Code that draws figures:

######

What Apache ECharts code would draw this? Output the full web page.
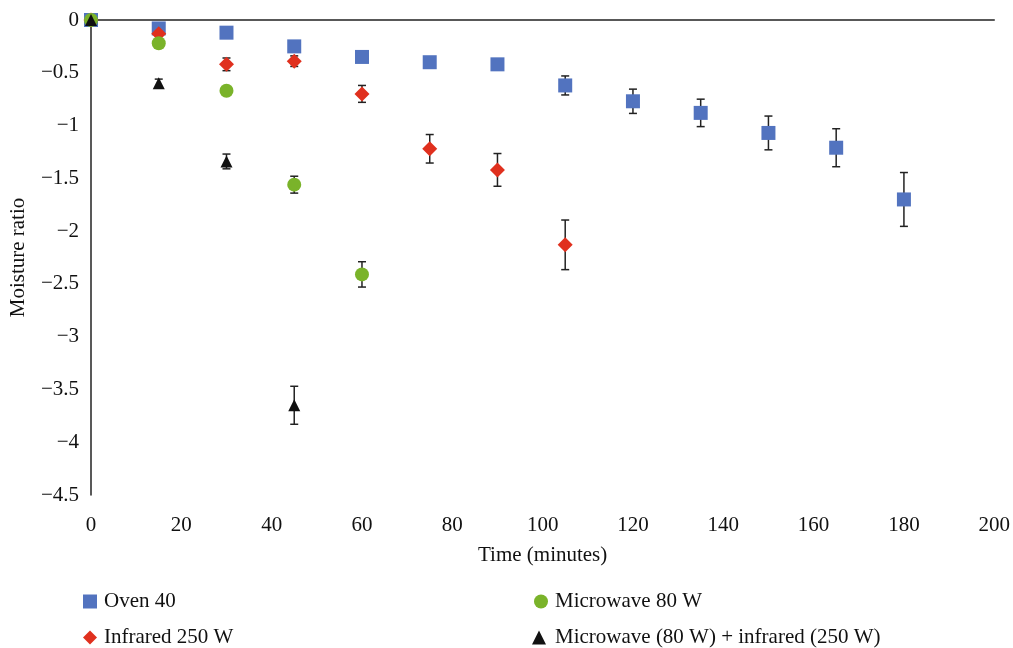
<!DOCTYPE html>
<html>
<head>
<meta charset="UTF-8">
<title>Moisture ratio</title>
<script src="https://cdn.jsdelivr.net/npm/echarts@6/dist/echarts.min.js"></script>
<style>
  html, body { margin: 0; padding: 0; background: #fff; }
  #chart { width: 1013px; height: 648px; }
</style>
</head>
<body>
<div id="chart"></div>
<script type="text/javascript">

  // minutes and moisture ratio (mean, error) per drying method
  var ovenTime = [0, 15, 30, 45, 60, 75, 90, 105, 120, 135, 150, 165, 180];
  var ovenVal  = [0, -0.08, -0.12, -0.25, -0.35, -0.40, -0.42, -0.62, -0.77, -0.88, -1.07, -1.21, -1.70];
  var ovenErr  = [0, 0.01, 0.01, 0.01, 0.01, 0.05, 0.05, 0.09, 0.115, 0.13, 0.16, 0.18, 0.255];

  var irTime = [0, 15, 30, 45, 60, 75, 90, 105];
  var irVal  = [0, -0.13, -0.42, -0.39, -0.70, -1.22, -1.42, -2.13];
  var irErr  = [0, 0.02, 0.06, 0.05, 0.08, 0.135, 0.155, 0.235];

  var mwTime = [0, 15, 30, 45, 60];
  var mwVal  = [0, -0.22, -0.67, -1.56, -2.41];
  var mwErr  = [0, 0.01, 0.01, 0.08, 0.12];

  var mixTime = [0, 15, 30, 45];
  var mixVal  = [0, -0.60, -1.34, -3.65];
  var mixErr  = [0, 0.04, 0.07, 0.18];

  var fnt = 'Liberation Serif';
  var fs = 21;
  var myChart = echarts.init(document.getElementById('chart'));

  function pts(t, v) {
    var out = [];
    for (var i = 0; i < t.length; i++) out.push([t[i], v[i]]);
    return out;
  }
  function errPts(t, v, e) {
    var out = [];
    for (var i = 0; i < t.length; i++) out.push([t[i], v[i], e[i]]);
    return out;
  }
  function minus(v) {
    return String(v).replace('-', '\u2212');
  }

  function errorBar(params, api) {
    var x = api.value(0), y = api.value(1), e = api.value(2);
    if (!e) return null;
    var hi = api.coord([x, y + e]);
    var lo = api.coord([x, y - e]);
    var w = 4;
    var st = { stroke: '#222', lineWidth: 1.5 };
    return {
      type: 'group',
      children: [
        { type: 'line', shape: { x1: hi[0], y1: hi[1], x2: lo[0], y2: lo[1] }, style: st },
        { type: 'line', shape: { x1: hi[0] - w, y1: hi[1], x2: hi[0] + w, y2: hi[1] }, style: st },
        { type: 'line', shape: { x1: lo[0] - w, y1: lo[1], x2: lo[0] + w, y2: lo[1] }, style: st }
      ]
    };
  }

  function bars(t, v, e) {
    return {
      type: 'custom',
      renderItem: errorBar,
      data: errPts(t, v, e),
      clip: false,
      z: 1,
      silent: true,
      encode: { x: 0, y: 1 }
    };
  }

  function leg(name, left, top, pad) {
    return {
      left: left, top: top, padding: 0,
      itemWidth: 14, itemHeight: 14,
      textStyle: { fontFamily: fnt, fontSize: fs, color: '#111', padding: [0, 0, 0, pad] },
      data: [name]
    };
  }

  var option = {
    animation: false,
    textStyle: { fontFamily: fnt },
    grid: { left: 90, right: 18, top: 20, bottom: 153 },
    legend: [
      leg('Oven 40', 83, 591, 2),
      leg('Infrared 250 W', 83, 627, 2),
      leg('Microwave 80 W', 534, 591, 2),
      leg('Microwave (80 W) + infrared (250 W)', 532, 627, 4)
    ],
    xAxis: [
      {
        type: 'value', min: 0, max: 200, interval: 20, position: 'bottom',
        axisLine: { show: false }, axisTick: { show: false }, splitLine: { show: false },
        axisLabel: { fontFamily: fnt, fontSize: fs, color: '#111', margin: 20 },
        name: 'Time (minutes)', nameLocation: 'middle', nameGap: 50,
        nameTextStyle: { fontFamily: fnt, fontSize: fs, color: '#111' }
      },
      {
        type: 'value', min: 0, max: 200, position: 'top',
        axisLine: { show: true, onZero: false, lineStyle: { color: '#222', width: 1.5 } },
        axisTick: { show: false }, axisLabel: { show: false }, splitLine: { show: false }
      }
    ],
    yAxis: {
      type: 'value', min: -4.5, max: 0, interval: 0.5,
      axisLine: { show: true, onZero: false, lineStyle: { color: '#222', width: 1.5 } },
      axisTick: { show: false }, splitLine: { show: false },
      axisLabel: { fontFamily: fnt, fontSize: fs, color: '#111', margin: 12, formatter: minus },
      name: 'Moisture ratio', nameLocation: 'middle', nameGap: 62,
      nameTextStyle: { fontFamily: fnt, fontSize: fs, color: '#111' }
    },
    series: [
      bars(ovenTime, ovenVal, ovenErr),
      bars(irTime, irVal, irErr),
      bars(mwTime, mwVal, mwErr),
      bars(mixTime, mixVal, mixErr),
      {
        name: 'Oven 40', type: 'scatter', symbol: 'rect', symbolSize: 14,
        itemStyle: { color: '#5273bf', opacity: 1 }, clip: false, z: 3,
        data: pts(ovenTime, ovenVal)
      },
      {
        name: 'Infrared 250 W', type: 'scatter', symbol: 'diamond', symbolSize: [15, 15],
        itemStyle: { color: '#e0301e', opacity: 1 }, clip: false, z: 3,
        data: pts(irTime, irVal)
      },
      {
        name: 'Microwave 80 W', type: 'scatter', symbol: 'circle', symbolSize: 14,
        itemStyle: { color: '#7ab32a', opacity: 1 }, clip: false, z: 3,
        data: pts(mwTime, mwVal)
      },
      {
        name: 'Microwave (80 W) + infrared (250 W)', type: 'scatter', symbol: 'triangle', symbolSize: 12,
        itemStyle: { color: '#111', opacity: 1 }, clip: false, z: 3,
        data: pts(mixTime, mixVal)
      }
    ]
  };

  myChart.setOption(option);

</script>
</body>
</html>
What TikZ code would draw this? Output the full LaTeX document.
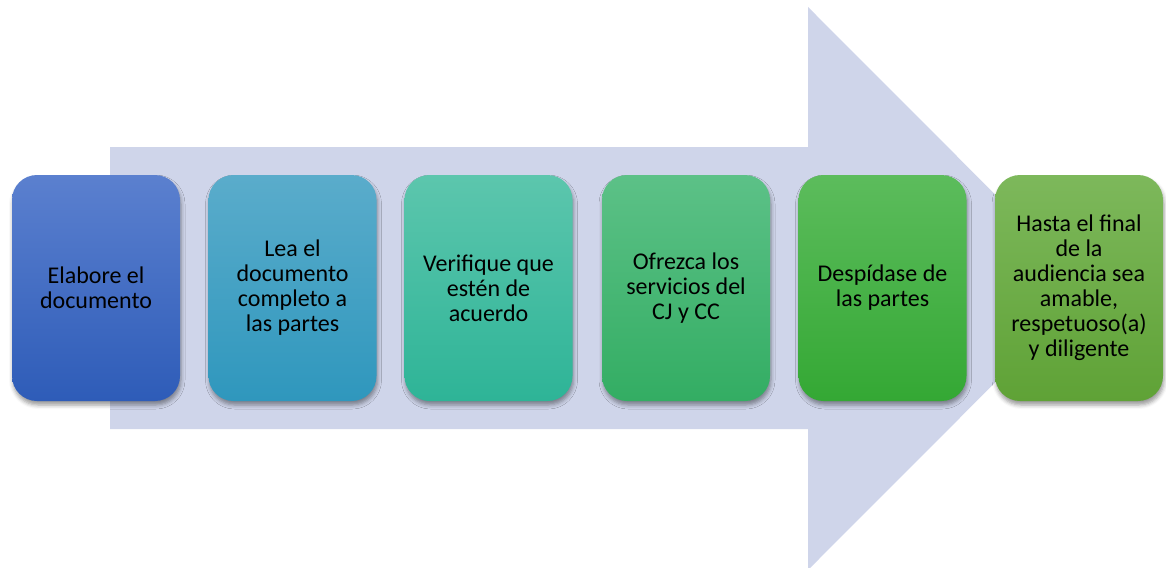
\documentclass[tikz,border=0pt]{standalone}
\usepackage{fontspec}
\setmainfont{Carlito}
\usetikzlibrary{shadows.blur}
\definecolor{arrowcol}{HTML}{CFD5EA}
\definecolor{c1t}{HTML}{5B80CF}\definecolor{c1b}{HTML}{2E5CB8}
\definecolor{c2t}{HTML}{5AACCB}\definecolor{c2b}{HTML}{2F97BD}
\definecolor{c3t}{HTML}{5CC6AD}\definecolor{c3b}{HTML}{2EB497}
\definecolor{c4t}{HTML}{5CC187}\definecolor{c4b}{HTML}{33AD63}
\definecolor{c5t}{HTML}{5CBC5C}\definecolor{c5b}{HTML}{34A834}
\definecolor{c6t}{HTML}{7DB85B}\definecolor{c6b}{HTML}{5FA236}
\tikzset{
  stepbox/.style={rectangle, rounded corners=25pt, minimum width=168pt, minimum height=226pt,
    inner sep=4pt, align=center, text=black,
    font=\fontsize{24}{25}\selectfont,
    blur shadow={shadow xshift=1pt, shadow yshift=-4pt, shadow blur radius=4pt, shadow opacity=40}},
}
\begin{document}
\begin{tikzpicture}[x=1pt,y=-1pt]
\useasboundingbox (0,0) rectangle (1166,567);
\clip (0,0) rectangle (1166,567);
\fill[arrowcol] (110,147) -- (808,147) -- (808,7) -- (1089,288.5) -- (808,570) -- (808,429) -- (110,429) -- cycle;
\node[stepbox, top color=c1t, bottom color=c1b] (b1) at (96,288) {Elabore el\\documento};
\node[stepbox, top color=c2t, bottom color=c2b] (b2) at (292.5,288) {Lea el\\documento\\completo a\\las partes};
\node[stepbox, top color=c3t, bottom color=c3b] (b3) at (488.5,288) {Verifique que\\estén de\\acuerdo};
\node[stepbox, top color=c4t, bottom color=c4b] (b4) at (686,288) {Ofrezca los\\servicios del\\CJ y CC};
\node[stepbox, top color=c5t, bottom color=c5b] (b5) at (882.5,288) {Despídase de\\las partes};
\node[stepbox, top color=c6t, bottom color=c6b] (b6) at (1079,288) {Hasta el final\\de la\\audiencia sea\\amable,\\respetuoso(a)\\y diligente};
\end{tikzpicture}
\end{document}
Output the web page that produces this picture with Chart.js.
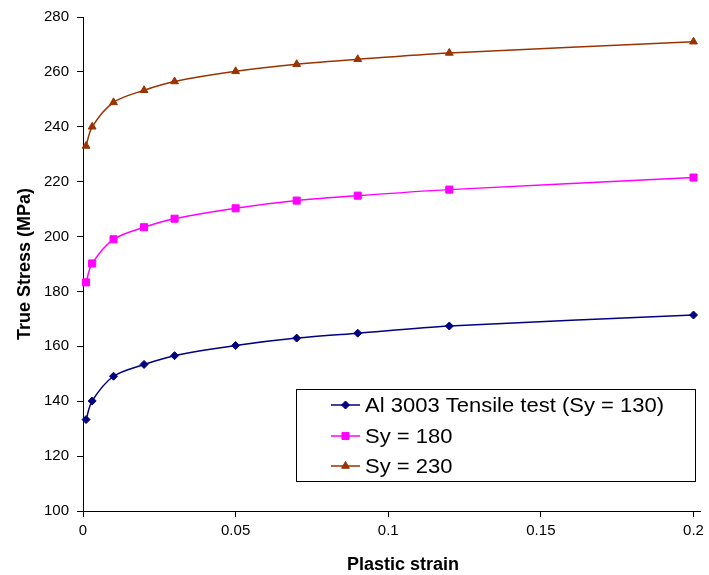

######

Aim » Repeat exactly the lines above, from the line containing "What TikZ code" through the last line of the records, inclusive; omit any pictures.

Completed exercise »
What TikZ code would draw this? Output the full LaTeX document.
\documentclass[tikz,border=0pt]{standalone}
\usepackage{fontspec}
\setmainfont{Carlito}
\usetikzlibrary{shadows.blur}
\definecolor{arrowcol}{HTML}{CFD5EA}
\definecolor{c1t}{HTML}{5B80CF}\definecolor{c1b}{HTML}{2E5CB8}
\definecolor{c2t}{HTML}{5AACCB}\definecolor{c2b}{HTML}{2F97BD}
\definecolor{c3t}{HTML}{5CC6AD}\definecolor{c3b}{HTML}{2EB497}
\definecolor{c4t}{HTML}{5CC187}\definecolor{c4b}{HTML}{33AD63}
\definecolor{c5t}{HTML}{5CBC5C}\definecolor{c5b}{HTML}{34A834}
\definecolor{c6t}{HTML}{7DB85B}\definecolor{c6b}{HTML}{5FA236}
\tikzset{
  stepbox/.style={rectangle, rounded corners=25pt, minimum width=168pt, minimum height=226pt,
    inner sep=4pt, align=center, text=black,
    font=\fontsize{24}{25}\selectfont,
    blur shadow={shadow xshift=1pt, shadow yshift=-4pt, shadow blur radius=4pt, shadow opacity=40}},
}
\begin{document}
\begin{tikzpicture}[x=1pt,y=-1pt]
\useasboundingbox (0,0) rectangle (1166,567);
\clip (0,0) rectangle (1166,567);
\fill[arrowcol] (110,147) -- (808,147) -- (808,7) -- (1089,288.5) -- (808,570) -- (808,429) -- (110,429) -- cycle;
\node[stepbox, top color=c1t, bottom color=c1b] (b1) at (96,288) {Elabore el\\documento};
\node[stepbox, top color=c2t, bottom color=c2b] (b2) at (292.5,288) {Lea el\\documento\\completo a\\las partes};
\node[stepbox, top color=c3t, bottom color=c3b] (b3) at (488.5,288) {Verifique que\\estén de\\acuerdo};
\node[stepbox, top color=c4t, bottom color=c4b] (b4) at (686,288) {Ofrezca los\\servicios del\\CJ y CC};
\node[stepbox, top color=c5t, bottom color=c5b] (b5) at (882.5,288) {Despídase de\\las partes};
\node[stepbox, top color=c6t, bottom color=c6b] (b6) at (1079,288) {Hasta el final\\de la\\audiencia sea\\amable,\\respetuoso(a)\\y diligente};
\end{tikzpicture}
\end{document}
Output the web page that produces this picture with Chart.js.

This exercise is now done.